When an investor is deliberately seeking out and talking to a Sacramento real estate agent who primarily handles listing — like this Sacramento real estate agent — it means the cash investors in Sacramento expect priority over other offers, and that’s just not gonna happen. To give an investor priority would mean I was breaking my fiduciary with my primary — my seller — and I won’t do it. It doesn’t mean other agents won’t, though, which is why investors ask. Sorry business this is sometimes.

But there are other problems with offers from cash investors in Sacramento. First, when I am representing the seller, and I see an offer from an investor, I look at the agent who delivered the offer. There are agents who are wholly intimidated by investors and the investors can push them around. Maybe it’s because the investors have more money than the agent or perhaps even more experience. Hard to say. But it’s not like the agent is most likely able to sit down and reason with the investor as an agent might do with an owner occupant. Lots of times the investor calls the shots 100% and is in control.

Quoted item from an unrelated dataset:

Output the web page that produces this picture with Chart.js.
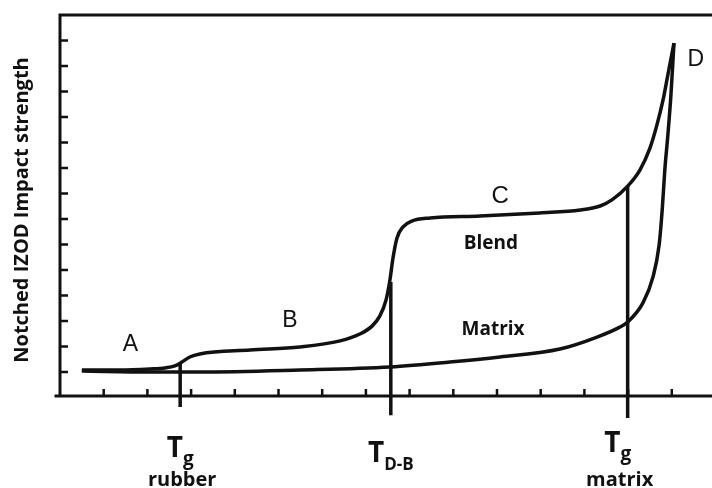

Second, sometimes the offers are written as all-cash and presented as all-cash offers and they are not. I question whether that’s legal. I don’t think it is. But it doesn’t stop them from doing it. Nobody gives a dang what I think. But a cash offer is an offer in which the seller presents proof of funds and those are the proof of funds the investor intends to use to purchase the property. It’s not supposed to be a smoke screen while the investor trots off and acquires a hard-money loan. A hard money loan is not cash. It doesn’t matter that there is no appraisal, it’s not cash. It doesn’t matter that the hard-money lender has always performed in the past for the investor, it’s not cash. Stop presenting hard money loans as cash offers, you guys. It’s a lie. It’s deceiving.

If you want to present an offer that looks like cash but is not, it is much better to reserve the right to obtain a hard-money loan. Otherwise, present the offer as cash only if you have the cash and intend to use it. This “reserving the right” works very well on short sales. If an investor presents the offer the other way around, as a hard-money loan with the right to pay all-cash, it weakens the offer in the eyes of the short sale bank. So, an investor can write an all-cash offer, present proof of funds for that cash, and then put a line in the offer that says he or she reserves the right to obtain a hard-money loan. Then, you’ve got disclosure, in my opinion. But I’m not a lawyer and this is not legal advice.

The third problem with all-cash offers from investors is sometimes the investors are writing a bunch of offers at one time, although they can only buy one or two properties. I advise my sellers not to get all excited when we receive an offer from cash investors in Sacramento, especially when the buyer’s agent says he will need the full 72-hours to get us an answer back. If he needs 3 days, he could be buying time for the other offers to respond so he can pick among them.

Which brings me to the fourth problem with all-cash offers. The home inspection. Every home inspection will disclose defects. A cash investor will say he or she is buying the home in its “as is” condition, but as soon as the home inspection is delivered, he or she might comb through it and pull out a number of items, assign a dollar figure, and then ask for a price reduction. Because investors don’t care; it’s just a business transaction to them.

You might read this and wonder why anybody would sell to an investor or that I am dead-set against investors, and that’s not true. I work with investors. Just sayin’, beware.